Specifically, bit 0 of sel enables the first byte from the right in the RAM component. When writing to RAM, bits 0 to 7 of DataIn are written to this byte, and when reading from RAM, the byte's value gets read out to bits 0 to 7 of DataOut. Bit 1 of sel enables the second byte from the right, and corresponds with bits 8 to 15 of DataIn and DataOut. Bit 2 enables the third byte from the right and corresponds with bits 16 to 23, and bit 3 enables the fourth byte, and corresponds with bits 24 to 31.

Storing

Writing into the RAM component requires that the str bit is set to 1.
In the example to the right, DataIn is set so that a hex value 0xf1 is in the bottom line (bits 7..0), 0xf2 is in the second line (bits 15..8), 0xf3 is in the third line (bits 23..16), and 0xf4 is in the top line (bits 24..31).
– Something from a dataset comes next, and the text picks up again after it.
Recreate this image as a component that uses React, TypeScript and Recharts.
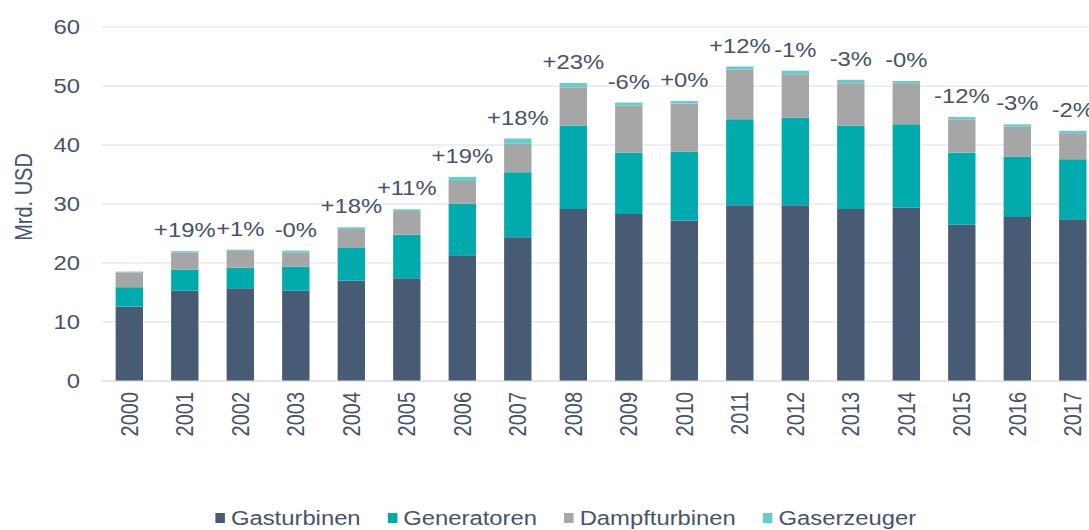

The gif demonstrates how to write different bytes or halfwords to the RAM.
When you want to write a byte to a location in RAM, pay attention that you place the byte-values in DataIn correctly with selector bits. In the example above, if you wanted to write 0xf1 to left-most byte, you would need to put 0xf1 in bits 24..31 in DataIn and set sel = 1000.

selector store

Loading

Reading from the RAM component requires that the ld bit is set to 1.
Loading is a bit more straightforward. Just be sure that when you are reading a byte from memory that you retrieve the byte from the right bits on DataOut. For example, if you were only selecting with sel = 0100, then you'd have to make sure that, when you're splitting DataOut, that you isolate the correct byte (bits 23..16).

selector load

A Note on Implementing Byte Addressed Memory

All the addresses that we deal with in the MIPS instruction set are expressed in terms of byte addresses. This means that address 0x0000 refers to the first byte in memory, and 0x0001 the second byte, and so on. Since every word has four bytes (in other words, since every four bytes is a new word), then 0x0000 still refers to the first word, but the second word is at address 0x0004.
It is key that you understand that the RAM is word addressed. It is an error to pass the raw byte-address into the A input.